→ **What is required**
For each line that holds "this", copy the line out.

[Entries from a dataset]
▼

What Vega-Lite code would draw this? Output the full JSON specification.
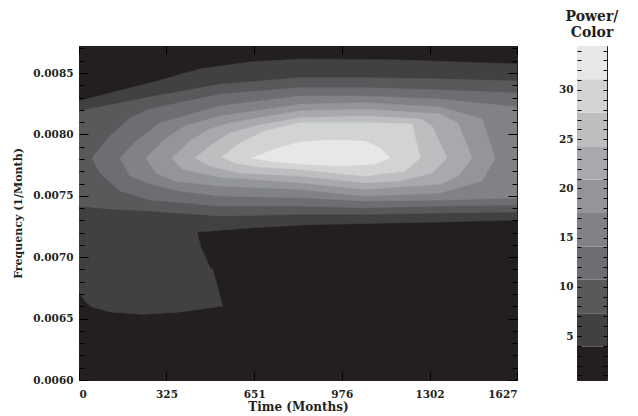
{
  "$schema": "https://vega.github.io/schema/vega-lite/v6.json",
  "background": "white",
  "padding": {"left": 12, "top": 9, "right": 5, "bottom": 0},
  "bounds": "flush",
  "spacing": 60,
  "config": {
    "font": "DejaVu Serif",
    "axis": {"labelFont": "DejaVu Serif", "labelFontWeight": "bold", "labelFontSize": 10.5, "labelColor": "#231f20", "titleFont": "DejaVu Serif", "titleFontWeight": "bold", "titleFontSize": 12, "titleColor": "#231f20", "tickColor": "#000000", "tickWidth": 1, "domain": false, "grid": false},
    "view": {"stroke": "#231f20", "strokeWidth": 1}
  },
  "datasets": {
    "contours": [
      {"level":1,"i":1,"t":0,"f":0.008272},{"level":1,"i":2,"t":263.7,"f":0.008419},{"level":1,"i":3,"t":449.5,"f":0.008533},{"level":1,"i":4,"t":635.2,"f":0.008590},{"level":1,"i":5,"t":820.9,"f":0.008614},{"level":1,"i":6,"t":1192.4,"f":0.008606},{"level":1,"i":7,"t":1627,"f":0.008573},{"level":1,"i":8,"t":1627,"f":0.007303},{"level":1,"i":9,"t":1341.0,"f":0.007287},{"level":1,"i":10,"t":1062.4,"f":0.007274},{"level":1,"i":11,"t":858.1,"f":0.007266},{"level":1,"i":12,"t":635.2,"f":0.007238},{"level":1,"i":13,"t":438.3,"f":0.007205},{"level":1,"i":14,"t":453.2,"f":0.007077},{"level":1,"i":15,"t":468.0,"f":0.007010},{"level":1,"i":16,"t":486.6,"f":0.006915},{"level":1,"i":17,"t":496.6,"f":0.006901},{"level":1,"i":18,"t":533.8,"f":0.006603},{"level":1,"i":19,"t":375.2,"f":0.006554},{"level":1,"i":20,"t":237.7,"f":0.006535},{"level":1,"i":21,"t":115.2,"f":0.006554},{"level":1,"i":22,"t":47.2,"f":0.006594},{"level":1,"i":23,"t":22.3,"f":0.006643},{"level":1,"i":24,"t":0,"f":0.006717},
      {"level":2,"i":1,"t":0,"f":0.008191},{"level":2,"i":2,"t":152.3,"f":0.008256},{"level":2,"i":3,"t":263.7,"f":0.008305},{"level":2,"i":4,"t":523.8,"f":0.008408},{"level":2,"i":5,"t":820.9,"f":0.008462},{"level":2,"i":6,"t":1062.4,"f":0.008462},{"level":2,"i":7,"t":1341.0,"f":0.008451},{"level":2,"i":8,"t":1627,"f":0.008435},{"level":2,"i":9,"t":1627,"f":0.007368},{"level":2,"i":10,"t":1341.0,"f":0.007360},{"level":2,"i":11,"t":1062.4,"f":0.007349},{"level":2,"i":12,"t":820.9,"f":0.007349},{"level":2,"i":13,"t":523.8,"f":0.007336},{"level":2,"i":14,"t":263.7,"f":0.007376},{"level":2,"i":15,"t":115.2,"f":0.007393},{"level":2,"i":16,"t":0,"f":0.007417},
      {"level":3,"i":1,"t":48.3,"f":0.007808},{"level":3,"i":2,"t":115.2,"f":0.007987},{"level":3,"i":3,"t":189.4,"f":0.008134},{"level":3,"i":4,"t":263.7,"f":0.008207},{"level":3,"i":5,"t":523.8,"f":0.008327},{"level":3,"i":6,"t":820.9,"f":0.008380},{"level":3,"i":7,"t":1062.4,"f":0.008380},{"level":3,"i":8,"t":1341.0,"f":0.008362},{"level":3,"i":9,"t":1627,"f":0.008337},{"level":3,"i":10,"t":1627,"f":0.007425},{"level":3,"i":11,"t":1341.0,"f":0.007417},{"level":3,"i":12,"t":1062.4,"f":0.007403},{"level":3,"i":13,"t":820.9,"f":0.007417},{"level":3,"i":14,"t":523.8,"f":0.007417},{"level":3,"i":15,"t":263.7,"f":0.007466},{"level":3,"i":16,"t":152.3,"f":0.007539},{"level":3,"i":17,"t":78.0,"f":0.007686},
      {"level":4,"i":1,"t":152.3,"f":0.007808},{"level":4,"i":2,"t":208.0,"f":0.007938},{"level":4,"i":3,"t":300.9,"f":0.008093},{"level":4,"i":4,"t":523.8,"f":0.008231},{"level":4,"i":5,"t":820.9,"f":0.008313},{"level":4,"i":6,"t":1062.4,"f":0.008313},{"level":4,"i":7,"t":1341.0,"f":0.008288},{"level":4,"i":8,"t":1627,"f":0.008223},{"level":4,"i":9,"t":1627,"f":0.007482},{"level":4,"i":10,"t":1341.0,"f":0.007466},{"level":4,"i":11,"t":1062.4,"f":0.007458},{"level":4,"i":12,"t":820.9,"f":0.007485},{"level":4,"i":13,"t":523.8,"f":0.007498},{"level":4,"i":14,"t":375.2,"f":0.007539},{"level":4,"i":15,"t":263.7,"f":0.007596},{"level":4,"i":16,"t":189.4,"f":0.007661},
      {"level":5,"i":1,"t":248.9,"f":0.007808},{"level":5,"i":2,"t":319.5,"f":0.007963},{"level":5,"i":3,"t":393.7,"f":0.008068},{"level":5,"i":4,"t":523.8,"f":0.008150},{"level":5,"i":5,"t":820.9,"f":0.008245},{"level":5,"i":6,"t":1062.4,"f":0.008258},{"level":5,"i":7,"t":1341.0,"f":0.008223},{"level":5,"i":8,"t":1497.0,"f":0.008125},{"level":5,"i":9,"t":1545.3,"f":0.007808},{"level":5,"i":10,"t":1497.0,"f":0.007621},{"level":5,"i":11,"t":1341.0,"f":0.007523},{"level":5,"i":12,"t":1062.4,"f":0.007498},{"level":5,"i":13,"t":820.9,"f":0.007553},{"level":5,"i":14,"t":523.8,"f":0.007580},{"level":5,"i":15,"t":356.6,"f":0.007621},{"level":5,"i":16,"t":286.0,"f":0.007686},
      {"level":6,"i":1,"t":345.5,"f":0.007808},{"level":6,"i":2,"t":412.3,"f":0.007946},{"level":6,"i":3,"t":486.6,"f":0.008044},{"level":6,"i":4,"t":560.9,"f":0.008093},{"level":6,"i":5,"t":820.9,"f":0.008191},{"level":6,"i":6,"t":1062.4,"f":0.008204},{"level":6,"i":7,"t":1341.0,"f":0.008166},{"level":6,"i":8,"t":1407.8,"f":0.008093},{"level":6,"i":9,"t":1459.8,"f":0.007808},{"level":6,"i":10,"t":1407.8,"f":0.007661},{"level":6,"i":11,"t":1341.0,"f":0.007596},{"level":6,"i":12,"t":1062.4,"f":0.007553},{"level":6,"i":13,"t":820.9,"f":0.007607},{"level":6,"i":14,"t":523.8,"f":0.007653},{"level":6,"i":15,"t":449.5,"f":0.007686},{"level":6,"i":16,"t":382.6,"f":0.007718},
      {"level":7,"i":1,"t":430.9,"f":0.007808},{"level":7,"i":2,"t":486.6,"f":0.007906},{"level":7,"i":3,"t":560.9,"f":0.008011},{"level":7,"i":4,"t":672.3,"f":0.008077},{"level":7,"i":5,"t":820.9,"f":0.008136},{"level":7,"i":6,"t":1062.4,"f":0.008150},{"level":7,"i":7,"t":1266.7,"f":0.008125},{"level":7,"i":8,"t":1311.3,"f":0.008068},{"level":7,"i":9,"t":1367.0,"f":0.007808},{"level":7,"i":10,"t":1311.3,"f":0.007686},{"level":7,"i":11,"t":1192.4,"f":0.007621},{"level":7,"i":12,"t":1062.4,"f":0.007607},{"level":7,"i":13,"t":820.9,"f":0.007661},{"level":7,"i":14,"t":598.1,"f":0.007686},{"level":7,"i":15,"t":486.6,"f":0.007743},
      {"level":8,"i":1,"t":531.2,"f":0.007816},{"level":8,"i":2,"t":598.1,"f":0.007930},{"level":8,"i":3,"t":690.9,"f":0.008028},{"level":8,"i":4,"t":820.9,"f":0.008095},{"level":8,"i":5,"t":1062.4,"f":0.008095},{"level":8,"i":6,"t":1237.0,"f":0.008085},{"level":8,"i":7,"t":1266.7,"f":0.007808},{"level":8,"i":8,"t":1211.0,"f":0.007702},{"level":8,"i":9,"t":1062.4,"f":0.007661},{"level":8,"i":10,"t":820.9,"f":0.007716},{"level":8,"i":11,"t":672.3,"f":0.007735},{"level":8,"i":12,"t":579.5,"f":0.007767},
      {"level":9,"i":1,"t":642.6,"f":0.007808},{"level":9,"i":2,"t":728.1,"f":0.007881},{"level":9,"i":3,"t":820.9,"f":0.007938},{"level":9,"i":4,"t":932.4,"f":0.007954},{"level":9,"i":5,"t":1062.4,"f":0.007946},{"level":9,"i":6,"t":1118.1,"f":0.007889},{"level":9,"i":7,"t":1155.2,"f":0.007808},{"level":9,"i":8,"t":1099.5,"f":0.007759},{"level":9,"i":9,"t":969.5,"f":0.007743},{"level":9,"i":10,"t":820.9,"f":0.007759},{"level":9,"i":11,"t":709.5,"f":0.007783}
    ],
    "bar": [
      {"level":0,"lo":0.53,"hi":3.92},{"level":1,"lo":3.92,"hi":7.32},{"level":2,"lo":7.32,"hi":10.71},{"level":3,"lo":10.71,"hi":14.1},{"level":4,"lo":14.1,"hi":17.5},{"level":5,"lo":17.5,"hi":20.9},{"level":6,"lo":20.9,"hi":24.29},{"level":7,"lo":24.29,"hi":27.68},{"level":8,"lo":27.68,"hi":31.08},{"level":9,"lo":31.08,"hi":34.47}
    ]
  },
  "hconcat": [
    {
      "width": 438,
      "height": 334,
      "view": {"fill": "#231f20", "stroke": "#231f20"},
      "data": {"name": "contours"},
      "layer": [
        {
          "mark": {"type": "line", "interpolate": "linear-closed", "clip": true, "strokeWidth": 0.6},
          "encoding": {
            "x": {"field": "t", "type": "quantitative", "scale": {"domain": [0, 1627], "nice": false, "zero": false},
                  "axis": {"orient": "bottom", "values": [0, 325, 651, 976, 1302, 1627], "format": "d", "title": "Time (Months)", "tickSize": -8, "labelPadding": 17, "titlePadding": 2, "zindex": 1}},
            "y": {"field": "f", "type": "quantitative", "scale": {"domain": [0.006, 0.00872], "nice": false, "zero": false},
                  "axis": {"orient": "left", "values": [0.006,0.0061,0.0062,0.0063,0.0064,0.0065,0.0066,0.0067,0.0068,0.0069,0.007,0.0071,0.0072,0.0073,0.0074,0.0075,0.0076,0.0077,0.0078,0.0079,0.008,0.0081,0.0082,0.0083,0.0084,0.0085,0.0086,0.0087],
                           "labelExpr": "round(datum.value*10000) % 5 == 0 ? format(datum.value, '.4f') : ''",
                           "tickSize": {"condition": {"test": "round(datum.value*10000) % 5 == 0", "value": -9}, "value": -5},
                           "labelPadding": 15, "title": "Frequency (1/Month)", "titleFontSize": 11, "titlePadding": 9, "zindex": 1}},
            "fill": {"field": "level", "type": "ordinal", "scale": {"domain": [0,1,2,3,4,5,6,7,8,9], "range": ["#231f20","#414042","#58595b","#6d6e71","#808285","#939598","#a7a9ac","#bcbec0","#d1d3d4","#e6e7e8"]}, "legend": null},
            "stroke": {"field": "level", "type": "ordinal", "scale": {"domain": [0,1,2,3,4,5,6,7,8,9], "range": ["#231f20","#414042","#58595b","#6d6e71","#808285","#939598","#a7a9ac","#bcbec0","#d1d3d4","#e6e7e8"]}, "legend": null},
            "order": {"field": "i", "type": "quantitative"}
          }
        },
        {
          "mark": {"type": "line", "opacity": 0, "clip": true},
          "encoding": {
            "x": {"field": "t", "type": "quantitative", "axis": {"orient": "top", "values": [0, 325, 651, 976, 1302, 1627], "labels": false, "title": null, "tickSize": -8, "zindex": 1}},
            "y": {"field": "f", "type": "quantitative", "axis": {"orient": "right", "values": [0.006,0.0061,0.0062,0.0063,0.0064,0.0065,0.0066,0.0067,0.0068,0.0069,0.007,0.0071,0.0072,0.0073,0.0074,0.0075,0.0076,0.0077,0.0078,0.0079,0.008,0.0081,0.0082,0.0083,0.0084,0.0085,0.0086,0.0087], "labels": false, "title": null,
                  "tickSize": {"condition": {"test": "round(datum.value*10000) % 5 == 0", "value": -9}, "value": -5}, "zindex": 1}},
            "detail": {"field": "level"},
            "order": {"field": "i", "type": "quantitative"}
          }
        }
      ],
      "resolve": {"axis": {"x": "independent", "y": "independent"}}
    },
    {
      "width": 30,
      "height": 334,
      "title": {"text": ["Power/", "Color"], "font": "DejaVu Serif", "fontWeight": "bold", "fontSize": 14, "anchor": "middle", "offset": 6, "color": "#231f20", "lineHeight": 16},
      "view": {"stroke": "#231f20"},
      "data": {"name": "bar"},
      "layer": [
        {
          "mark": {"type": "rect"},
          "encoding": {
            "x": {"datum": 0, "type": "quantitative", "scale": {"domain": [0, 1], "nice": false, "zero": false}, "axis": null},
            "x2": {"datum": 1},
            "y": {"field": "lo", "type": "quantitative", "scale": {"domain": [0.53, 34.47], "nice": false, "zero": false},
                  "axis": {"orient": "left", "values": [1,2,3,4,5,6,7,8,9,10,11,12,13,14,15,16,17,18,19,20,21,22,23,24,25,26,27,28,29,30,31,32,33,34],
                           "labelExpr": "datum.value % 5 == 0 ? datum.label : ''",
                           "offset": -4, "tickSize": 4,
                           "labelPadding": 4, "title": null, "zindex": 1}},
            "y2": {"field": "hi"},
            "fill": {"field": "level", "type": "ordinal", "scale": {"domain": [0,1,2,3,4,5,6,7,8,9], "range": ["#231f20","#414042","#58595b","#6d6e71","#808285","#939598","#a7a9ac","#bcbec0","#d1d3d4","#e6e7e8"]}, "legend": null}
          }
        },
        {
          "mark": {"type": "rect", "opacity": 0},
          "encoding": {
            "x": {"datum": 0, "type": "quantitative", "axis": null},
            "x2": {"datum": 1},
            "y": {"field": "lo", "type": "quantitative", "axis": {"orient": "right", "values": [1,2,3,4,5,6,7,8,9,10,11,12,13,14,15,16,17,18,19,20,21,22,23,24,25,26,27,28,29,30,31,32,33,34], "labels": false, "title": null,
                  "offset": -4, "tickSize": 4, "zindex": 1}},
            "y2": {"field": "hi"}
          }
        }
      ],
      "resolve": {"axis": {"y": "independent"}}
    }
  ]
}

▲
▼

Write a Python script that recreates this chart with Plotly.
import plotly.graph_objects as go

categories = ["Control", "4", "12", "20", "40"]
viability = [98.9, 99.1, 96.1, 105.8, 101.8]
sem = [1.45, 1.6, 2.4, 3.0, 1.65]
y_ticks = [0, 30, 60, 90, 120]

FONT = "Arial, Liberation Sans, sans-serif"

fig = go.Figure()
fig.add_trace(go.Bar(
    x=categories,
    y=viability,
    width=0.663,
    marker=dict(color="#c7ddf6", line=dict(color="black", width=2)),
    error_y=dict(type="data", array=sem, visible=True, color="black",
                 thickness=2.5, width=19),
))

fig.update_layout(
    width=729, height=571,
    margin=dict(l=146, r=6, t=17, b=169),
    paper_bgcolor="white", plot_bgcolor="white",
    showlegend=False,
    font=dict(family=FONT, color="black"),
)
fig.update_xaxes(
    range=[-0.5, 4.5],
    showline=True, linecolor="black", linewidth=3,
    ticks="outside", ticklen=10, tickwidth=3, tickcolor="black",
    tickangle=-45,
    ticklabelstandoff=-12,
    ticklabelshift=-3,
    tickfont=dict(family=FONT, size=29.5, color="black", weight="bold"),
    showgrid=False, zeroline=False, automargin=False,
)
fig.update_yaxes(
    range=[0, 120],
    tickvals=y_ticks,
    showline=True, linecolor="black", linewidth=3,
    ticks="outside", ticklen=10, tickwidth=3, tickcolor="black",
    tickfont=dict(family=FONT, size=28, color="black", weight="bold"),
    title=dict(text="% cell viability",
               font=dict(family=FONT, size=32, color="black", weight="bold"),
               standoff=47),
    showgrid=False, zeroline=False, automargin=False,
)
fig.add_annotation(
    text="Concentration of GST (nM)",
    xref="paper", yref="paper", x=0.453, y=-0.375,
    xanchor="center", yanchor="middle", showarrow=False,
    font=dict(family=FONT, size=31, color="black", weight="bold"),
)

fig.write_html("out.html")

▲

→ **Task result**
What Vega-Lite code would draw this? Output the full JSON specification.
Write a Python script that recreates this chart with Plotly.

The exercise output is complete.